Rochester, N.Y. – Children’s advocates in our area are calling for the state to provide what they say is much-needed funding for child care across New York.
A new report from The Children’s Agenda finds a deficiency in care for infants in toddlers across Monroe County, particularly in the City of Rochester.
“It tells a picture of a system in decline,” said Pete Nabozny, director of policy for The Children’s Agenda. “Each year, we have fewer regulated child care slots, places where families be comfortable sending their children to receive nurturing care while they participate in the workforce.”
The Children’s Agenda says its report is meant to be an alarm bell to the state to provide additional funding for child care – and a call to action for residents to demand funding in this year’s budget.
“We are in a crisis that demands immediate action from the federal, state and local governments to address,” said Larry Marks, CEO of The Children’s Agenda.
The organization praised recent increases in funding for pre-K for three and four-year-olds.
“But that’s come at the expense of care for very young children,” said Nabozny. “Those first three years are incredibly important to a child’s development, to a parent’s ability to earn and to provide for their family, and the lack of care options is really holding this community back and holding the children and the families of this community back.”
Additionally, Nabozny said pre-K doesn’t fit every parent’s needs, as it covers only about 70 percent of days parents will need to work – and a typical pre-K day may not work for parents who have jobs outside normal business hours.
That’s something which Generations Child Care employee and mother Karrah Lawler says she has seen first-hand with families.

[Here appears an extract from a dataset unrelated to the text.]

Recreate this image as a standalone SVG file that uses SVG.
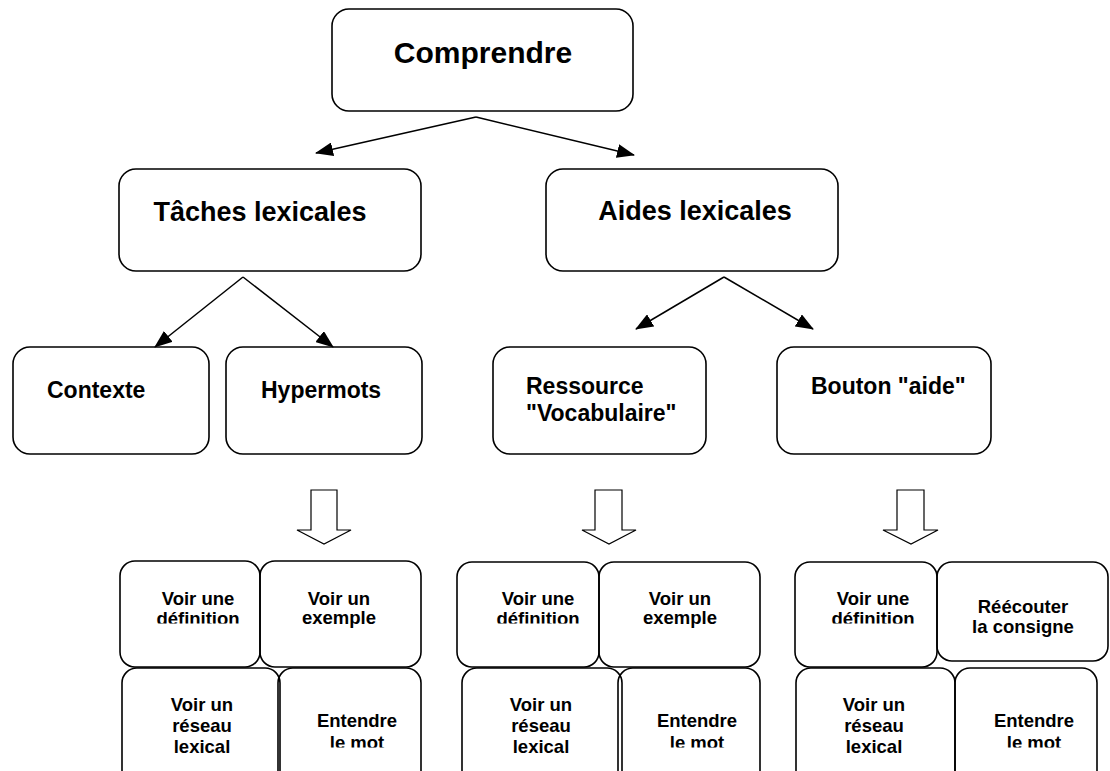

“The affordability is still a hardship on many working mothers,” she said. “…You’re not working 8-3 when the program’s running. You’re working 7-5, normal working hours.”
The report also found a decline in the number of home-based child care services in the city. The organization found the number of these services decreased by about 25 percent between 2012 and 2019.
“We need a robust, affordable, accessible child care system that helps families, supports families and allows children to grow and thrive,” said Nabozny.
The Children’s Agenda says it will be pushing for the state to provide universal child care across the state by 2028. Advocates plan on traveling to Albany next month, and they are encouraging citizens to call the governor to include additional funding for child care in this year’s budget.
13WHAM has reached out to Governor Cuomo’s office for comment on this story.